17 April 2011

Notes - Welcome to Alcatraz / Funked Up

Palm Sunday. Culture paves the way, boy, no matter what you think or believe.

         I find this depressing; free will exists but is limited to the fits and starts of where you were born and ultimately raised. I mean, I know this. I have read enough psychology, but somehow this goes deeper.

         That it does, boy. A sharp deep plow. Earth deep.

         What then of the Marsupial humanoids? Biology from the same comet base originally.

         Earth is earth, boy, no matter where it is.

         I need the Sunday paper and breakfast.

         Go to it, my man. – Amorella.


         Genetics and environment, both are limiting. We claim too much ‘free will’ from our imprisoned biological and socially conditioned walls.

Welcome to Alcatraz . . .

You are entitled to food, clothing, shelter and medical attention. Anything else that you get is a privilege.

- U.S.P. Alcatraz, Rules and Regulations

         A wish for humanity in prison rules.

         You are angry, orndorff. Post, and let it go. – Amorella.



         You and Carol spent several hours working on the yard, pulling wild onions, trimming trees, sowing grass, putting out lawn chairs and the like. With all this and now an errand to Kohl’s for Carol to buy a new watch and you are still rather glum-minded.

         An existential funk, no doubt. We are an odd species and I assume our marsupial counterparts think of themselves in the same way.

         How else? They had terrible times too if you remember. Having an extra twenty thousand years to figure things out would be helpful but you don’t have that kind of time.

         I figure a couple more years might do it.

         I’m talking about the species, boy. – Amorella.

         That’s funny, Amorella. Of course. Wait. Why don’t we have twenty thousand years? We are working on being civilized, if that is what it is. What difference does it make anyway? We deserve what we have. Capitalism, the rawer the better, allows this to be a dog eat dog world, which is what we appear to savor.
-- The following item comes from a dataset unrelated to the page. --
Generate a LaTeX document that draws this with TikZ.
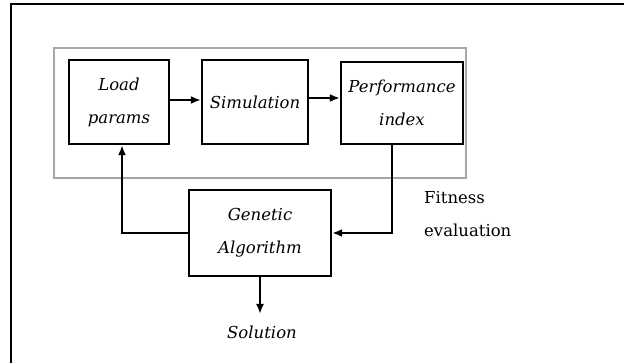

The species enjoys the competition and the ever life-threatening rat race. We are built for such survival. I can’t imagine it ever being any different. Even the prisoners at Alcatraz rioted and tried to escape a couple of times. Having the necessities wasn’t enough. We are a fickle species. Comedy and tragedy grow on us like so much moss. Eventually it buries us and that’s that. A beautiful Spring day like today seem worthy of glossing over the reality.
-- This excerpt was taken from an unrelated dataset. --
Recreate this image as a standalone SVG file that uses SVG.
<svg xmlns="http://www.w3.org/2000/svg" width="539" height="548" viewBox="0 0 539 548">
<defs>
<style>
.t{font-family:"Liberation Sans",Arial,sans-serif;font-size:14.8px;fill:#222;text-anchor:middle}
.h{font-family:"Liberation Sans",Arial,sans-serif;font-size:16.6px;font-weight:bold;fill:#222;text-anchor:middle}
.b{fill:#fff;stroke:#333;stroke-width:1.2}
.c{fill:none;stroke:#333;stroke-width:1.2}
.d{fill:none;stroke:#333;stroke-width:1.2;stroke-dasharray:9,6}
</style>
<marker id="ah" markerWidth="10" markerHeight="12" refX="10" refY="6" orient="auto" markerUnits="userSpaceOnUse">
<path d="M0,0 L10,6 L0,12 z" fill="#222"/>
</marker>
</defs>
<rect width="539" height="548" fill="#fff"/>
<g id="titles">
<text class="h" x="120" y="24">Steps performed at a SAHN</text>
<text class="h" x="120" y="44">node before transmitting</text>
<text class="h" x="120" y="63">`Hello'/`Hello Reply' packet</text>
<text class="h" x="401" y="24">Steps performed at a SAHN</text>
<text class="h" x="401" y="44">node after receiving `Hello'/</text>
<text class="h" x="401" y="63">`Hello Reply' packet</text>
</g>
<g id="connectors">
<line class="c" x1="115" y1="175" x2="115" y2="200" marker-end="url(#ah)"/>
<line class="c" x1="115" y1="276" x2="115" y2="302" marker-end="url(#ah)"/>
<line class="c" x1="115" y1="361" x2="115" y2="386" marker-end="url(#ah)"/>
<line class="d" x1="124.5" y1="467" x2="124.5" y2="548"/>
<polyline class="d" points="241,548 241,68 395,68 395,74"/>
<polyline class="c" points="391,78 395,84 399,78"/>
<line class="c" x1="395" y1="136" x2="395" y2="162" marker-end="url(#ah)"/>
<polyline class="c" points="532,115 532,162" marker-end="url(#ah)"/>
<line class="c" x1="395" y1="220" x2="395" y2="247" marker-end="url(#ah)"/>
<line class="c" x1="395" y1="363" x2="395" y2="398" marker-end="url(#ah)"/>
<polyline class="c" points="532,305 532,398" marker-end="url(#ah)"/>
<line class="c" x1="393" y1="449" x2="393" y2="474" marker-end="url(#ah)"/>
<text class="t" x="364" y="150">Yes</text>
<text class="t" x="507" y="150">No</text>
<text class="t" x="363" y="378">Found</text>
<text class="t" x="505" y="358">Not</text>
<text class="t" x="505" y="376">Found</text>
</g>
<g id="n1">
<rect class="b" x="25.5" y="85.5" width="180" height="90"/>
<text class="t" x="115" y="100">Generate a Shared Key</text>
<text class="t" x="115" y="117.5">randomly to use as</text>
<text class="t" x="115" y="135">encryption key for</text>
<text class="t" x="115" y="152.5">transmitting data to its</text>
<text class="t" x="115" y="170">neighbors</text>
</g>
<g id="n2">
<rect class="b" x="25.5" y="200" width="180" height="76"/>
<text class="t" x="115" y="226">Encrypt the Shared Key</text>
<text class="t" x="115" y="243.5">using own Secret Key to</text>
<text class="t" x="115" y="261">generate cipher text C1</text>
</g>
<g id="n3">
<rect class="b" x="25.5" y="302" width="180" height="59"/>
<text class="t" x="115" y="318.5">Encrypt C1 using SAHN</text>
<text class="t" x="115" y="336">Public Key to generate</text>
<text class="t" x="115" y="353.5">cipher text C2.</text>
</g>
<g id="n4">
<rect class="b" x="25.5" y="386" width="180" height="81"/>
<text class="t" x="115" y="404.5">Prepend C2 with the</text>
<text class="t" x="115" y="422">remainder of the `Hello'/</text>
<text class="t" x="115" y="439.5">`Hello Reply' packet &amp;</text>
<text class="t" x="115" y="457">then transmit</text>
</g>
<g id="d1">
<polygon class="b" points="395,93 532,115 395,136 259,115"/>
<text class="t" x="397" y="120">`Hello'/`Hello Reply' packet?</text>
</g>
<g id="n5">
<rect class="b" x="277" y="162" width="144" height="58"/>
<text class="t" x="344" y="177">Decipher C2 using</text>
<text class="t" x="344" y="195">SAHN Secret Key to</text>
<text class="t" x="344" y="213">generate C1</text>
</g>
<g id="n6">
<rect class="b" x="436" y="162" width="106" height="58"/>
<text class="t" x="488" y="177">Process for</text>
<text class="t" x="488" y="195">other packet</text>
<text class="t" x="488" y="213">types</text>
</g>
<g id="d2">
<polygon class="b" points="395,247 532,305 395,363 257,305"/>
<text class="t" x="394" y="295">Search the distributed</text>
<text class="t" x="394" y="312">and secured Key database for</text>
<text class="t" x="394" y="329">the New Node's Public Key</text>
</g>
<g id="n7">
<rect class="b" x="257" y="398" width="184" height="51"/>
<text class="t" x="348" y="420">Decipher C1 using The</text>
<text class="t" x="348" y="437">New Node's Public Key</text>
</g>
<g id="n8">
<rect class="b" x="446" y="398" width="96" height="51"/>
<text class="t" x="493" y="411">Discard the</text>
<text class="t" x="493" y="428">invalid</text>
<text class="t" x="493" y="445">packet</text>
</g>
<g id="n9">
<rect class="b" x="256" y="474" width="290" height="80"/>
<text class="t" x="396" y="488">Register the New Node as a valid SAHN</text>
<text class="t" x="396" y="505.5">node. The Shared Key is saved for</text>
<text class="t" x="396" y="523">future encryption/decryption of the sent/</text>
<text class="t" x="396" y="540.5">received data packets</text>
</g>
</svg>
         Later, after yet another errand and more outside work and 60 Minutes and Masterpiece Theatre at twenty-one hundred hours.

         If it fits with the books, why don’t we have the time, Amorella?

         The second rebellion of the Dead, boy. It moves whether you move with it or no.

         Indeed it does, Amorella. Our young lady, our biological product of two worlds across the galaxy, grows older and more mature. She will be a pistol I am sure of it. Here I have been reading about how fourteen year old Elizabeth had an affair and child with her step-father, and how he may have been Edward, 17th Earl of  Oxenford. And, in the latest chapter Oxenford may have had an affair with his mother, Elizabeth, of all people. I don’t buy it, but who knows. It appears a bit too far fetched to me. But then, culturally, after Freud and all, I find it a mite abhorrent. No wonder Shakespeare was attracted to the Greek tragedies with such imaginary thoughts running through his mind. Then we are all fifty-second or so cousins after all and share the same original biological mother, so perhaps it is not so shameful after all, if one counts out the cousins to at least two in this country. Elizabeth’s step-father was much older to be sure, but I think only slightly related to her by blood. Such complications. Hamlet has some very dark humor in those suggestions, if any of it were true. This does not help with writing the scene I feel with curiosity that I should write. It is in my head after all and needs to make itself known consciously.

         What bothers you most, orndorff, is that the Shakespeare book may have more truth to it than you are willing to listen to. Some irony in this, but who’s to say? Post. – Amorella.